-- GIVEN INFORMATION start --

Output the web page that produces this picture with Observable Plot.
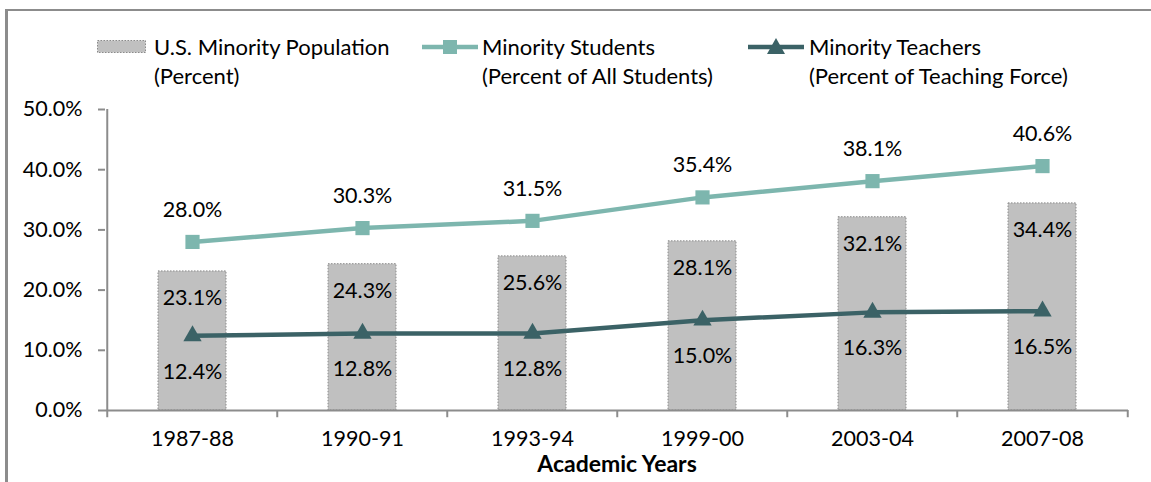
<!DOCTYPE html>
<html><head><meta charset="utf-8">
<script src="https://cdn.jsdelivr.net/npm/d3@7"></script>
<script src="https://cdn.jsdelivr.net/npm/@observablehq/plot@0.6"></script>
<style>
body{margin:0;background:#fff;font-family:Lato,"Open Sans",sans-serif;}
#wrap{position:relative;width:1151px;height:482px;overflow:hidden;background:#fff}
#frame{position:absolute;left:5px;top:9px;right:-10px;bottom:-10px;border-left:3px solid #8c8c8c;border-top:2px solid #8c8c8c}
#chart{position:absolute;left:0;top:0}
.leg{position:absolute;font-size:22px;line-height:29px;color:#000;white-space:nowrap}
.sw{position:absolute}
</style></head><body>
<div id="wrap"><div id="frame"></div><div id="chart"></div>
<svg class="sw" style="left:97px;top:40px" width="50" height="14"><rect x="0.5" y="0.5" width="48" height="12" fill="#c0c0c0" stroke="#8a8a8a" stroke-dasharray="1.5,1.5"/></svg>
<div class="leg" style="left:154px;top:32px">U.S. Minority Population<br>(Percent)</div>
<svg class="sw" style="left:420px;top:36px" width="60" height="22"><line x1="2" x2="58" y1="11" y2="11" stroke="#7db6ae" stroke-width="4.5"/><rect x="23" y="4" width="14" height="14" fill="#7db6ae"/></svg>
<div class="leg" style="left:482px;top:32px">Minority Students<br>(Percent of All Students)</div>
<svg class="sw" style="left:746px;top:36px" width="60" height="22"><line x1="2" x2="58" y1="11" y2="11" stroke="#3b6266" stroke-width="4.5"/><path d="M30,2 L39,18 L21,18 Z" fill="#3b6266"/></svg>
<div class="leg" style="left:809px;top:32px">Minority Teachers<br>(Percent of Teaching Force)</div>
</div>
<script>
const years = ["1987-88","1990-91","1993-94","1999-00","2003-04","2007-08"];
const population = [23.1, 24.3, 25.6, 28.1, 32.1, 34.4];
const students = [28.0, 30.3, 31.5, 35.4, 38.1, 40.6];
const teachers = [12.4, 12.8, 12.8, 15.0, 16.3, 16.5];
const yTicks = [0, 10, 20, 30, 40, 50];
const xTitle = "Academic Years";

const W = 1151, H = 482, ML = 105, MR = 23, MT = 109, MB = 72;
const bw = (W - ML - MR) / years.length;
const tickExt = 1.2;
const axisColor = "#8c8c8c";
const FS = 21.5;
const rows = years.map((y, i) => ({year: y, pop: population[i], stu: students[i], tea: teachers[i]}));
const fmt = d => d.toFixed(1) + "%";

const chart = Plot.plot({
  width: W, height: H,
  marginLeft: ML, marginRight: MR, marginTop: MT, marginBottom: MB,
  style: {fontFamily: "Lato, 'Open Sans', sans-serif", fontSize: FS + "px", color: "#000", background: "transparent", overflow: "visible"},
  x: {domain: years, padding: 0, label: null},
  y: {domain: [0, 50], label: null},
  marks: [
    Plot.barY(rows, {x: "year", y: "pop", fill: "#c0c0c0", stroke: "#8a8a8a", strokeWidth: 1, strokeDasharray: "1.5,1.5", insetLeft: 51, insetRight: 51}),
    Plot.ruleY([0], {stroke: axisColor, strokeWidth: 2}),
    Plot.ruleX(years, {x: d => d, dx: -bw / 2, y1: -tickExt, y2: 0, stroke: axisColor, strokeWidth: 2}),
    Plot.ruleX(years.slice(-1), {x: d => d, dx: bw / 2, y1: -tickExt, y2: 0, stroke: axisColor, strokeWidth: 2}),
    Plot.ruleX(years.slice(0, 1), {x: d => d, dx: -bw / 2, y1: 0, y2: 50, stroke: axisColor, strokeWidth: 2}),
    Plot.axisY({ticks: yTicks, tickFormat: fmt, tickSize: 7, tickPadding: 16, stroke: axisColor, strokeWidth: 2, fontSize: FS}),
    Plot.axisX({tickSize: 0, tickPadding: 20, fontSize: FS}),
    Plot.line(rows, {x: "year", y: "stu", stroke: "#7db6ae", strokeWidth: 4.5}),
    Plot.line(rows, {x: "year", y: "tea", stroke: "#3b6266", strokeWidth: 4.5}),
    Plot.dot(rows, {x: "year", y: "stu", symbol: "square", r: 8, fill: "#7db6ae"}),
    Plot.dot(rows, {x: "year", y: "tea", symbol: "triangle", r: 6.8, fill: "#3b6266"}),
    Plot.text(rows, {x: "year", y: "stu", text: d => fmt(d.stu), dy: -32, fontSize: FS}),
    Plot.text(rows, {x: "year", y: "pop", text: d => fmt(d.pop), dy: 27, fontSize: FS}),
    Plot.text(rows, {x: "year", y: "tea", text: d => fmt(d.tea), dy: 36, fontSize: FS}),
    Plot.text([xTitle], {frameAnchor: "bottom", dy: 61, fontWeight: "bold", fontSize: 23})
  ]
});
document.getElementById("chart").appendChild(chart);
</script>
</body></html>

-- GIVEN INFORMATION end --
-- GIVEN INFORMATION start --

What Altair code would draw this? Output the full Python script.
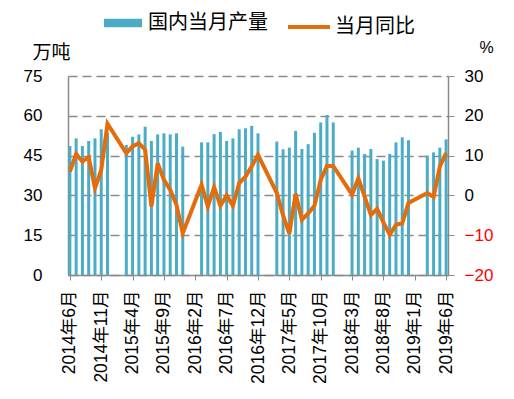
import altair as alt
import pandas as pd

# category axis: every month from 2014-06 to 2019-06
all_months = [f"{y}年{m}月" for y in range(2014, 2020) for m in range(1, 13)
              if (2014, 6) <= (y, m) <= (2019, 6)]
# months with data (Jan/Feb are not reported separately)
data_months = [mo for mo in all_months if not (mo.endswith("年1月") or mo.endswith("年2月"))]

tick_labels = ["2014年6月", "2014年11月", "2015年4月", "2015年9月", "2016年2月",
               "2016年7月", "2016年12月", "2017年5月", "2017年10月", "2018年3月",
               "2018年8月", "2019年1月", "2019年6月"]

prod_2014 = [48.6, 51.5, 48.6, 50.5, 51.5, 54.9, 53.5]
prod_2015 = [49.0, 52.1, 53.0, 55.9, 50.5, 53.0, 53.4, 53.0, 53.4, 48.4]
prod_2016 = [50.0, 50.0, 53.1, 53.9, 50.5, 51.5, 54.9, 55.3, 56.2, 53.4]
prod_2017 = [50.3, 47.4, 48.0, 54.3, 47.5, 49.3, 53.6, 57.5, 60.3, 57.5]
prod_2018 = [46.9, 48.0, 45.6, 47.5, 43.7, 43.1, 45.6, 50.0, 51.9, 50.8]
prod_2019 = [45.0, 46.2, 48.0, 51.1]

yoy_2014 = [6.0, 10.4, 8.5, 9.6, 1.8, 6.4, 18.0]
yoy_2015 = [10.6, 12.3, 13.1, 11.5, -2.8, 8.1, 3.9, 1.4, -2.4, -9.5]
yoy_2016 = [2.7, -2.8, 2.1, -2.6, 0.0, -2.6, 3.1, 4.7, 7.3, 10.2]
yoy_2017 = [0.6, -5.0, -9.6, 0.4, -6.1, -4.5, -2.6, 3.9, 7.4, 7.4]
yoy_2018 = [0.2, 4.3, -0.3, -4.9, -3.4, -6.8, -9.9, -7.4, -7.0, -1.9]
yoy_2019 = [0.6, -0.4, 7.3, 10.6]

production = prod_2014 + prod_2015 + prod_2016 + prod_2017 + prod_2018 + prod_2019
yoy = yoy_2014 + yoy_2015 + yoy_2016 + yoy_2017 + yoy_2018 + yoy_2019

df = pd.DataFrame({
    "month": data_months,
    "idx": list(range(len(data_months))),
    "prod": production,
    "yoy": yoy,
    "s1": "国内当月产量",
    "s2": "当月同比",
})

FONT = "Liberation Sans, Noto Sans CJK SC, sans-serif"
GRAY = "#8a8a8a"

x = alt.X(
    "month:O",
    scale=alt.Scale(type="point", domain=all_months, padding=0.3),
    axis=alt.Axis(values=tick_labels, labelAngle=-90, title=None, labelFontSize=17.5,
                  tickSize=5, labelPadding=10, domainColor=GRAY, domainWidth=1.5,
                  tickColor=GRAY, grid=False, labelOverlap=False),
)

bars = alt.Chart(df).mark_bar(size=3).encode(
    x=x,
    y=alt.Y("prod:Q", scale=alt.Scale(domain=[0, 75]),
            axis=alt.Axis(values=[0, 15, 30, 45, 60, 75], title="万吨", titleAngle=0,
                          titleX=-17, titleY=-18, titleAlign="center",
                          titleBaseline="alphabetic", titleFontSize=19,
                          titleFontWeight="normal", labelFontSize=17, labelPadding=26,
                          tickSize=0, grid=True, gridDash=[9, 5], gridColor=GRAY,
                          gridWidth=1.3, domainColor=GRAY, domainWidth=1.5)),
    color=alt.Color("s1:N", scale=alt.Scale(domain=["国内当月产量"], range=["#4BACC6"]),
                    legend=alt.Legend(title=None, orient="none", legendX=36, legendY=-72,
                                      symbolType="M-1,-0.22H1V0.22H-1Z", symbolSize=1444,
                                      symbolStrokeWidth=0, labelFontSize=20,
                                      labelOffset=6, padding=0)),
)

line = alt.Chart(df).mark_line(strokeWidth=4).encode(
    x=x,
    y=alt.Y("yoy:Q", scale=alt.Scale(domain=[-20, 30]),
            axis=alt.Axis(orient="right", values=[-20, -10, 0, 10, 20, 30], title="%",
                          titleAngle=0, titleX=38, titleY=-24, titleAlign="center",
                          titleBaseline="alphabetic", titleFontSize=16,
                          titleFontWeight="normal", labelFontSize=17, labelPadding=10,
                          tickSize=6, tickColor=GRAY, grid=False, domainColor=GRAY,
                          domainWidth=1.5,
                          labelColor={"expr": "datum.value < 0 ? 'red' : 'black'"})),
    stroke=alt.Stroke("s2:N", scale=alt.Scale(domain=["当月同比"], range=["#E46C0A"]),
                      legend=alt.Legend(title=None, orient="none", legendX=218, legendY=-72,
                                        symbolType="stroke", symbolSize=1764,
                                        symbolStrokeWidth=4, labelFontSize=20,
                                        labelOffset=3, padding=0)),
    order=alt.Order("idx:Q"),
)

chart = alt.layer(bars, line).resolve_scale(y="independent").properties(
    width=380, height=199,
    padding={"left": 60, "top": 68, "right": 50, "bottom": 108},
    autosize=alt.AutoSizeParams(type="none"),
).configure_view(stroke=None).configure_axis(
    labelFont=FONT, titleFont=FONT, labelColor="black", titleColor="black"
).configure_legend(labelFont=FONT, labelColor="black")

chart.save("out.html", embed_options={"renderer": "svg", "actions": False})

-- GIVEN INFORMATION end --

▸ YOUR INSTRUCTIONS:
Show every line from the entries above in which the word "Output" appears.

▸ SOLUTION TO THE EXERCISE:
Output the web page that produces this picture with Observable Plot.
What Altair code would draw this? Output the full Python script.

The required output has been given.